▶ **INPUT**:
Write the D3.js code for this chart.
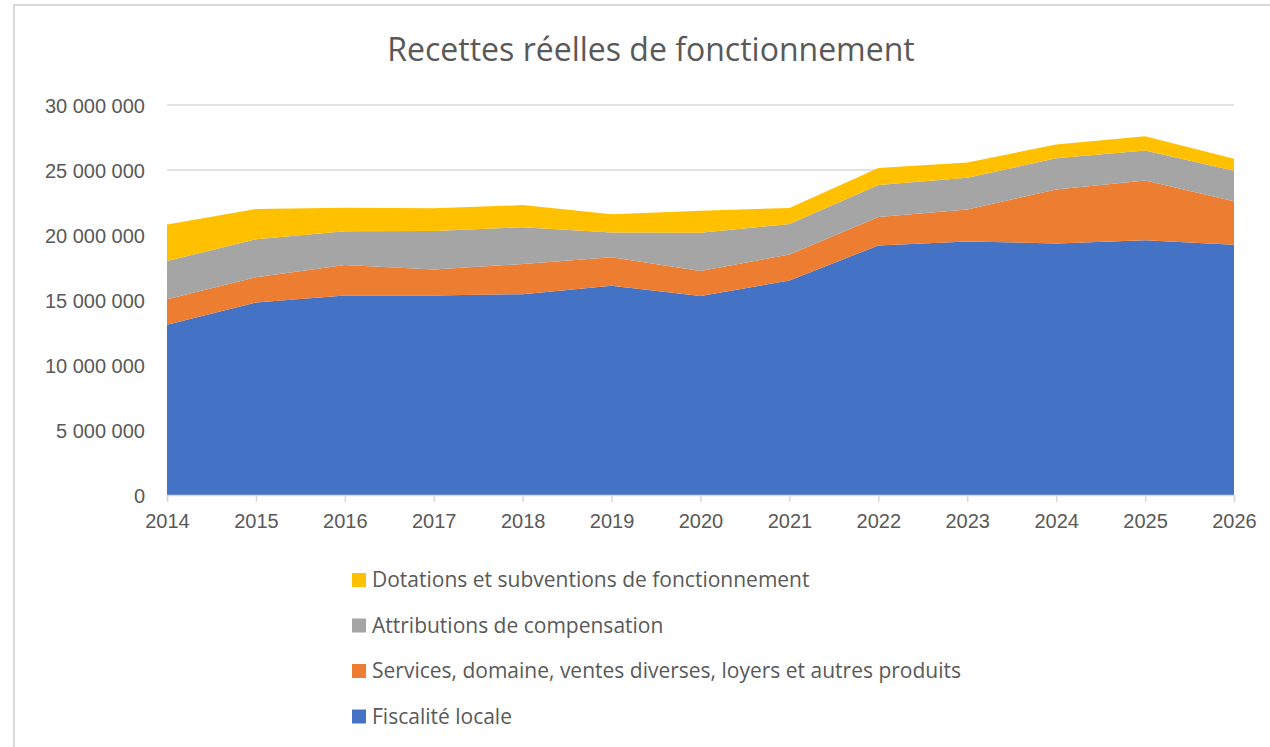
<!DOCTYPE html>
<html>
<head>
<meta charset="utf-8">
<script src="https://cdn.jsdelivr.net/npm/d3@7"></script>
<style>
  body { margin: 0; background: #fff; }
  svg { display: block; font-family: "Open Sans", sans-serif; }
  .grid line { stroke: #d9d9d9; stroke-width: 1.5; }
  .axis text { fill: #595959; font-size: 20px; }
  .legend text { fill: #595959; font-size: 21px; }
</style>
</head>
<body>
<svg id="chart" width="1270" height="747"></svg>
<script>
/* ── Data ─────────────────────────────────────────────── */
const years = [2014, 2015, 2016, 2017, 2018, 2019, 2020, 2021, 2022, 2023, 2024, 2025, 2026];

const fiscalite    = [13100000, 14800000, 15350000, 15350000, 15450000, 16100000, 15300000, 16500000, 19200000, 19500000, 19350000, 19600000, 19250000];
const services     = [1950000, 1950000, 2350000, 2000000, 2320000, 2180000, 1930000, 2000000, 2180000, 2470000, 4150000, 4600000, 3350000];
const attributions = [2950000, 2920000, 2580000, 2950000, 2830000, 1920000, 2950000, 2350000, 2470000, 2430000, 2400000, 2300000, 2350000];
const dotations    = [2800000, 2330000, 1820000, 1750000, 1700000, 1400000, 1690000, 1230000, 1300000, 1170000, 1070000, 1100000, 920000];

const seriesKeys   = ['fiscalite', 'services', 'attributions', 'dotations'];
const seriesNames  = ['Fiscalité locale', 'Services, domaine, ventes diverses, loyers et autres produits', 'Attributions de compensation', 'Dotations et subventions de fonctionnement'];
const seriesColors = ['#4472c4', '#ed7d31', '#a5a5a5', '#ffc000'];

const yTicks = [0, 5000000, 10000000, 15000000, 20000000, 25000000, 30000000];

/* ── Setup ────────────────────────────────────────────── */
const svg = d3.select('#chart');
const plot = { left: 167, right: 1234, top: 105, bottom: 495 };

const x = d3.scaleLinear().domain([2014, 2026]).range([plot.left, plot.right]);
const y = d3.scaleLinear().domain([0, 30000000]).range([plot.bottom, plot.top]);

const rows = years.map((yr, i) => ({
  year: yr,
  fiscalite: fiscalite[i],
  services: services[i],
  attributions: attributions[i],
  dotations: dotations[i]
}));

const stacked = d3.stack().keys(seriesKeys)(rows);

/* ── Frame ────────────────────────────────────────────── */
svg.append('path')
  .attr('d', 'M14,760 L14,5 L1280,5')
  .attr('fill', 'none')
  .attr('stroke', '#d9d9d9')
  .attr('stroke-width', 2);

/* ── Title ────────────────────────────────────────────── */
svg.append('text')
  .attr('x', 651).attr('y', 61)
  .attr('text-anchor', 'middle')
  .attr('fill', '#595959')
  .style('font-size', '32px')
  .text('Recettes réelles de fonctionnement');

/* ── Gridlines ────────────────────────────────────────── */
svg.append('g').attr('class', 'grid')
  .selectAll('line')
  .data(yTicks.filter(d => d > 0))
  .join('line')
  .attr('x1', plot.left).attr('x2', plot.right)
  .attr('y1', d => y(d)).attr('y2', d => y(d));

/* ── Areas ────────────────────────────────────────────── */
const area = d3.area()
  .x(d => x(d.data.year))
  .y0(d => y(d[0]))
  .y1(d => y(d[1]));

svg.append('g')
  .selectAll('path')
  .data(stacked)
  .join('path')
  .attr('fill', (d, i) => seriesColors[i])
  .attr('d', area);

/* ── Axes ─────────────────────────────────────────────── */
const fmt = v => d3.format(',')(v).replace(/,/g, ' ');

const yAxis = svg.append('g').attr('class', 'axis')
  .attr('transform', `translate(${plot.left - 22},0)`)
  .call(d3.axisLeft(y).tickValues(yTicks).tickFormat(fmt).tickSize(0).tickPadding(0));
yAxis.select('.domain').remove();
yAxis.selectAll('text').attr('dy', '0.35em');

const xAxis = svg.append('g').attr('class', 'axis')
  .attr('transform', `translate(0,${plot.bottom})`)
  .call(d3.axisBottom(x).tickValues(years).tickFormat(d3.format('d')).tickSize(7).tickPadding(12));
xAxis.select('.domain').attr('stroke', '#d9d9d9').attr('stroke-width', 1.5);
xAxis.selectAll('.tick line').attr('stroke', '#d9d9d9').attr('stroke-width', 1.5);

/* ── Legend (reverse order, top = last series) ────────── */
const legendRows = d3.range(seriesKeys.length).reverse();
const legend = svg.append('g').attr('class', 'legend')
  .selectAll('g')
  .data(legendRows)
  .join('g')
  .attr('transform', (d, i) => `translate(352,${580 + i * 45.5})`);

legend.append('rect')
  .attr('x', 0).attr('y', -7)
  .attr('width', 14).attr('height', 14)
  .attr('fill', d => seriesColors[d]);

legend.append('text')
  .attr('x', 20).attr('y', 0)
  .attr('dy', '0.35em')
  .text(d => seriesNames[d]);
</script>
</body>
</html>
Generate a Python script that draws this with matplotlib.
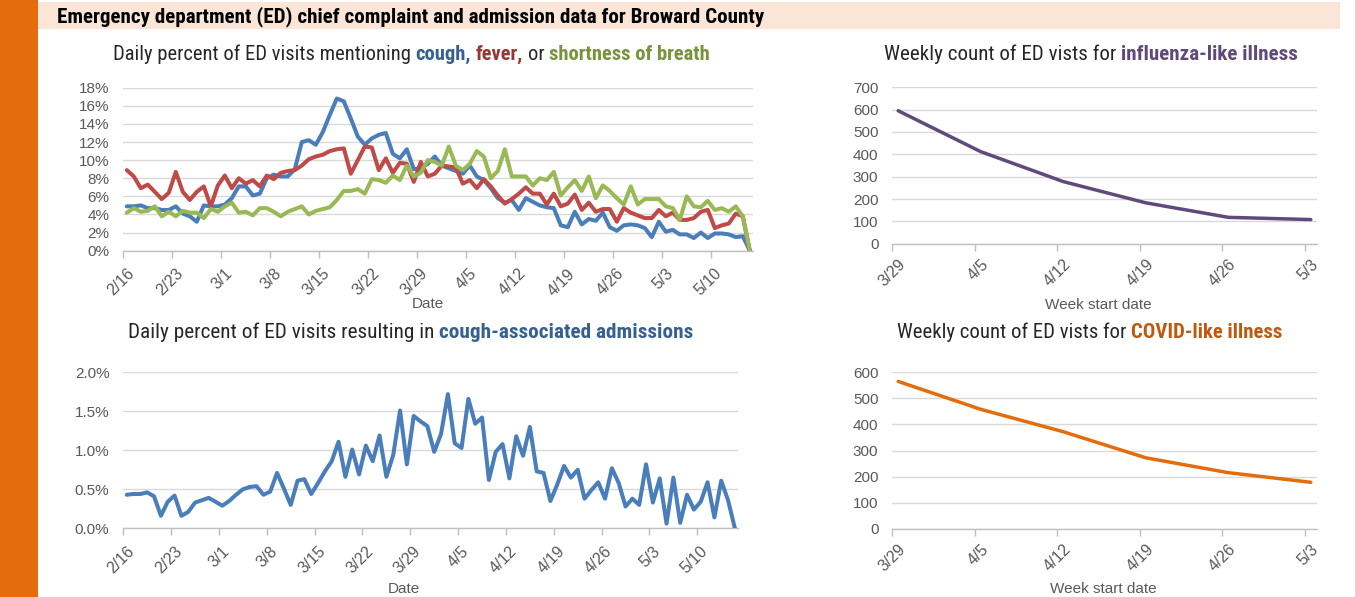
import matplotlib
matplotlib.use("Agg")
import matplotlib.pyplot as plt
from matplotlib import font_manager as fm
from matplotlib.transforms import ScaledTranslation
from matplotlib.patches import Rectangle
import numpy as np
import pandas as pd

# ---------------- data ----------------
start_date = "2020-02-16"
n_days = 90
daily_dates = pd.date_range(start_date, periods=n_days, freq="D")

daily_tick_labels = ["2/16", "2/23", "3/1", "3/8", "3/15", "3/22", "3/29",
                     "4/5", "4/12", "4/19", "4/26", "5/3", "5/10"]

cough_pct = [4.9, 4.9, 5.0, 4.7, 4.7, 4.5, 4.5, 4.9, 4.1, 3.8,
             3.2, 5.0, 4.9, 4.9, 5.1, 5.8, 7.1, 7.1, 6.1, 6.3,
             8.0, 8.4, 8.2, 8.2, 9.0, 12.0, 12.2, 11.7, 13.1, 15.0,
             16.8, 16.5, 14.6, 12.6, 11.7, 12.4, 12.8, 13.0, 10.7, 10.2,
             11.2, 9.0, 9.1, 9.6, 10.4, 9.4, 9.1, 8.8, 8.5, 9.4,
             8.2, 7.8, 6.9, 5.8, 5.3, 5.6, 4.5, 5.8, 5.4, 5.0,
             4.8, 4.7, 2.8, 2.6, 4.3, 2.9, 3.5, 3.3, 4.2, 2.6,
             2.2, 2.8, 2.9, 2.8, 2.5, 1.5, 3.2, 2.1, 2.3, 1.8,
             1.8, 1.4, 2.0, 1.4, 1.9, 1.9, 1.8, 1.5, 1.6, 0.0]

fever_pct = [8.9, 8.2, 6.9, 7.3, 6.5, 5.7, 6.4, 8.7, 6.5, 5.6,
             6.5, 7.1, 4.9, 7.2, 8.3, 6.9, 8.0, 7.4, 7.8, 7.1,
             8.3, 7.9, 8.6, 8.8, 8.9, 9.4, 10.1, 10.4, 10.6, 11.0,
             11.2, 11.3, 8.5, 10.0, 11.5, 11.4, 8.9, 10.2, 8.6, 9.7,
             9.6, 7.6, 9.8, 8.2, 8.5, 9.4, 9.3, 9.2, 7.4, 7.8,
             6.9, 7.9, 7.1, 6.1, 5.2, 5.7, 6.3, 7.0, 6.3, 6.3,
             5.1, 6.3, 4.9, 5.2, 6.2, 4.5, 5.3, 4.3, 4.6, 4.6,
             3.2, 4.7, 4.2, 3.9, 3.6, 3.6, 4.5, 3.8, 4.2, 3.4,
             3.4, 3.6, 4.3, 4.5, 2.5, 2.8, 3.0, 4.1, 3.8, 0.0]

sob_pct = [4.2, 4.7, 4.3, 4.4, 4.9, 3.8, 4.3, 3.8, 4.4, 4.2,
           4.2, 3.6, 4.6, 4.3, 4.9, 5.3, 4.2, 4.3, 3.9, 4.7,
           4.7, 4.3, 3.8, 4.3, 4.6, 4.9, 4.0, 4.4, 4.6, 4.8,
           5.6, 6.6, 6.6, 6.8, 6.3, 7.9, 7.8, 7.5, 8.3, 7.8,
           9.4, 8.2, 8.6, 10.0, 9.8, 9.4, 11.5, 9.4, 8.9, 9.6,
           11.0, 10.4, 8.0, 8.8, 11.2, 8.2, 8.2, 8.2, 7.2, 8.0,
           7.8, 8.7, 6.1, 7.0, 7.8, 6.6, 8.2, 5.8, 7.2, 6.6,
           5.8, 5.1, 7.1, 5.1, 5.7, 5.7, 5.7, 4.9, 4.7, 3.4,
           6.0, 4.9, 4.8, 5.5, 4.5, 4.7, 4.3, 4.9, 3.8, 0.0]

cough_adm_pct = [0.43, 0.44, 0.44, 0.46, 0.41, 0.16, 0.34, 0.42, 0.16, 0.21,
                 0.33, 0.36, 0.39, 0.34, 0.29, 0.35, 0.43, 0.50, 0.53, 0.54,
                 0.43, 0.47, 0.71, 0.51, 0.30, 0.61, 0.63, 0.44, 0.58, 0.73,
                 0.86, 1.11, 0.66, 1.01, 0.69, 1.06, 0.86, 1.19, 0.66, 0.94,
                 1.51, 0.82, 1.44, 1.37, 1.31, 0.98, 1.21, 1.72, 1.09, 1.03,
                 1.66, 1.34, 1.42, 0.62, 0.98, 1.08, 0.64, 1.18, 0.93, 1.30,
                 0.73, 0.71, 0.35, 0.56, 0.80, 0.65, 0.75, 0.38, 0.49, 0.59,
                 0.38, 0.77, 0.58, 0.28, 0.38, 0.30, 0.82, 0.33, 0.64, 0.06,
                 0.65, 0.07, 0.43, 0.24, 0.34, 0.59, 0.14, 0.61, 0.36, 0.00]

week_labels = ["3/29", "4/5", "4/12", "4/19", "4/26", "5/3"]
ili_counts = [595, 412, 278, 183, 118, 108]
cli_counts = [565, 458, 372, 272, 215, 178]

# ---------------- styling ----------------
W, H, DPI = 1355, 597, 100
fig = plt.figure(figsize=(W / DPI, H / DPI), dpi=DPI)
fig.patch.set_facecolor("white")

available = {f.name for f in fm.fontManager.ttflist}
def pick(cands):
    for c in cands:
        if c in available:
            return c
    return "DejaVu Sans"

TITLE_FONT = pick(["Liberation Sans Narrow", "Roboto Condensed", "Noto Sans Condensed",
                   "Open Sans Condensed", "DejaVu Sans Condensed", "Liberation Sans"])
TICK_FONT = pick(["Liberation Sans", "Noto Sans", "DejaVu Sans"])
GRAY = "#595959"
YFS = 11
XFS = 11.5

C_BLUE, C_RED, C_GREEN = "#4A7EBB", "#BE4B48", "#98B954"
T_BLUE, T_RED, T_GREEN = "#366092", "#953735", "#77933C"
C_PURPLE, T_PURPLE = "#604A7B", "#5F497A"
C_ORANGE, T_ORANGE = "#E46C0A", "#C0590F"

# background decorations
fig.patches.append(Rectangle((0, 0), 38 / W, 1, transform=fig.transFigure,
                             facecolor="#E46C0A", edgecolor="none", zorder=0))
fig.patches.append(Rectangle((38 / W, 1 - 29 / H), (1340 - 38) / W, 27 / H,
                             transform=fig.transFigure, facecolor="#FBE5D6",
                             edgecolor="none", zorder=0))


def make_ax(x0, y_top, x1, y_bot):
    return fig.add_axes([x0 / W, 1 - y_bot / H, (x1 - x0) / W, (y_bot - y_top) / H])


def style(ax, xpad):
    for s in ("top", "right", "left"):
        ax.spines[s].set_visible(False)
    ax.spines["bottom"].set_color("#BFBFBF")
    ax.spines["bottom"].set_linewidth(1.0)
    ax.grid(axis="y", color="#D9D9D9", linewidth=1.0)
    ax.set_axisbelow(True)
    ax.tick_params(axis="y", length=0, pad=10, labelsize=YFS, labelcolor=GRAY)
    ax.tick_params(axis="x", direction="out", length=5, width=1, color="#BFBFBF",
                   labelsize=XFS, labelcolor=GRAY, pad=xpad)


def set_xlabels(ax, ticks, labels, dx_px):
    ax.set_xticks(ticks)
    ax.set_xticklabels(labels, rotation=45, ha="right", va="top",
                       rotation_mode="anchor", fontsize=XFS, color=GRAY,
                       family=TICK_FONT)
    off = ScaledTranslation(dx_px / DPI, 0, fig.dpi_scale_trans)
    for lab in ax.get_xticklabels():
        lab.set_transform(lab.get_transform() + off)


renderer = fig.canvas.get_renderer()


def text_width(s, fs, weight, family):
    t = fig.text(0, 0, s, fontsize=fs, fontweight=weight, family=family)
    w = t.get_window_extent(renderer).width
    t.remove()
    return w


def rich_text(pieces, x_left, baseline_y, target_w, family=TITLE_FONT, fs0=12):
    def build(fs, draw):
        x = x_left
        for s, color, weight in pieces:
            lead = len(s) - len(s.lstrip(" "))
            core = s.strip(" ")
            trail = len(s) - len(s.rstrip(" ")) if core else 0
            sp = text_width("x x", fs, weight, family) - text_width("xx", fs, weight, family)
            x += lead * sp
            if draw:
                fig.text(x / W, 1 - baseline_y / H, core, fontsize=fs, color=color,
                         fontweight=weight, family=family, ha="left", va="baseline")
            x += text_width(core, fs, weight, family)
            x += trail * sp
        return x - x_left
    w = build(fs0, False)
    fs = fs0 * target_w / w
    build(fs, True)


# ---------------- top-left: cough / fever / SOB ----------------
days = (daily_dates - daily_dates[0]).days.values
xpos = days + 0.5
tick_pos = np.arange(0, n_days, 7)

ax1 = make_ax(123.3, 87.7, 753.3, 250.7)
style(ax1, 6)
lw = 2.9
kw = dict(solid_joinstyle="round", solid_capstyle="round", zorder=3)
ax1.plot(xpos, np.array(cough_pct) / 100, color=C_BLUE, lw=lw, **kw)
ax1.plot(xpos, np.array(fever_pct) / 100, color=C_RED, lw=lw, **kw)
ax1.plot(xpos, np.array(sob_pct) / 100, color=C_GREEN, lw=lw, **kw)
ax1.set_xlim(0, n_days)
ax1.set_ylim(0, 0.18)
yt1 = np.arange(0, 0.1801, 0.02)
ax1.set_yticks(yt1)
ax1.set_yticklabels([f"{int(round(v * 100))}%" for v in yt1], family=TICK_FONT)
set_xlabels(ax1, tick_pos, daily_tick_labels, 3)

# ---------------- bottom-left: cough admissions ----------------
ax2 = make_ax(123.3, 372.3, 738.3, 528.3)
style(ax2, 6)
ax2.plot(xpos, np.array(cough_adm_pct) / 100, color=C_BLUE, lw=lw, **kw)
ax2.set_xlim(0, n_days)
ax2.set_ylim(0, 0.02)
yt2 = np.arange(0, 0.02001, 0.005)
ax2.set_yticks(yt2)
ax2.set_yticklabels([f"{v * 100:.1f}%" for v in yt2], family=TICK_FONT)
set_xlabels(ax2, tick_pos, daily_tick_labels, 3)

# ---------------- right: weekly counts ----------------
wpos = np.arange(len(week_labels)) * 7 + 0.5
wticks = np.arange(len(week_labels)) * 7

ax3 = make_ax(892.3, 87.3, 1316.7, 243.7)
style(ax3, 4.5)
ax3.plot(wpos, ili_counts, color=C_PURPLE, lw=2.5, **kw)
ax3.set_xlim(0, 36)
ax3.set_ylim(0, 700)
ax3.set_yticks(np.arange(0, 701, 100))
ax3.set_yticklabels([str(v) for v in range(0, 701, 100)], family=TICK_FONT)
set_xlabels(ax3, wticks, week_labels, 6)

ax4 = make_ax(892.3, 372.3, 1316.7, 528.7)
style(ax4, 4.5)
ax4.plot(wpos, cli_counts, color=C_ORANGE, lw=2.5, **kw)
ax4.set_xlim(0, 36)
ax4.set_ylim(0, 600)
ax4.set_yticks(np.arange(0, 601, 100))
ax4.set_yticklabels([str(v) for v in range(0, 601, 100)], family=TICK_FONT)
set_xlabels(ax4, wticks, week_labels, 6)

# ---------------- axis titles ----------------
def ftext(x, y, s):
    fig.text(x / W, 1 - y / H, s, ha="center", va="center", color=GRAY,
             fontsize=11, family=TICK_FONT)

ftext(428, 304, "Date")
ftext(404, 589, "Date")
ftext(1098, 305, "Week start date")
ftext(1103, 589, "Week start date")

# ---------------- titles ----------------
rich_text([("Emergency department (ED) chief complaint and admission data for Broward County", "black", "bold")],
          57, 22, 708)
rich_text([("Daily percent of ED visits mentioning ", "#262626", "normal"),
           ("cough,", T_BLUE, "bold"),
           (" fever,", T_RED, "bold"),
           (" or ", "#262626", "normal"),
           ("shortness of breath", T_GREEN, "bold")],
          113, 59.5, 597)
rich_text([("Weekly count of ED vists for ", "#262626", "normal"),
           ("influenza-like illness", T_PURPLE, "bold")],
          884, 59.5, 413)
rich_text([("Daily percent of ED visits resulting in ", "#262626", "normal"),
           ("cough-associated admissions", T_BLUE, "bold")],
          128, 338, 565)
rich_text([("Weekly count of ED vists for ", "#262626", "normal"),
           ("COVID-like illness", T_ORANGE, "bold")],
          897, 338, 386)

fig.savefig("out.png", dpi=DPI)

▶ **PROBLEM REQUIREMENTS**:
Repeat exactly the lines from the start of the entries down to the line with "1070000, 1100000, 920000];", keeping both ends but none of the pictures.

▶ **COMPLETE RESPONSE**:
Write the D3.js code for this chart.
<!DOCTYPE html>
<html>
<head>
<meta charset="utf-8">
<script src="https://cdn.jsdelivr.net/npm/d3@7"></script>
<style>
  body { margin: 0; background: #fff; }
  svg { display: block; font-family: "Open Sans", sans-serif; }
  .grid line { stroke: #d9d9d9; stroke-width: 1.5; }
  .axis text { fill: #595959; font-size: 20px; }
  .legend text { fill: #595959; font-size: 21px; }
</style>
</head>
<body>
<svg id="chart" width="1270" height="747"></svg>
<script>
/* ── Data ─────────────────────────────────────────────── */
const years = [2014, 2015, 2016, 2017, 2018, 2019, 2020, 2021, 2022, 2023, 2024, 2025, 2026];

const fiscalite    = [13100000, 14800000, 15350000, 15350000, 15450000, 16100000, 15300000, 16500000, 19200000, 19500000, 19350000, 19600000, 19250000];
const services     = [1950000, 1950000, 2350000, 2000000, 2320000, 2180000, 1930000, 2000000, 2180000, 2470000, 4150000, 4600000, 3350000];
const attributions = [2950000, 2920000, 2580000, 2950000, 2830000, 1920000, 2950000, 2350000, 2470000, 2430000, 2400000, 2300000, 2350000];
const dotations    = [2800000, 2330000, 1820000, 1750000, 1700000, 1400000, 1690000, 1230000, 1300000, 1170000, 1070000, 1100000, 920000];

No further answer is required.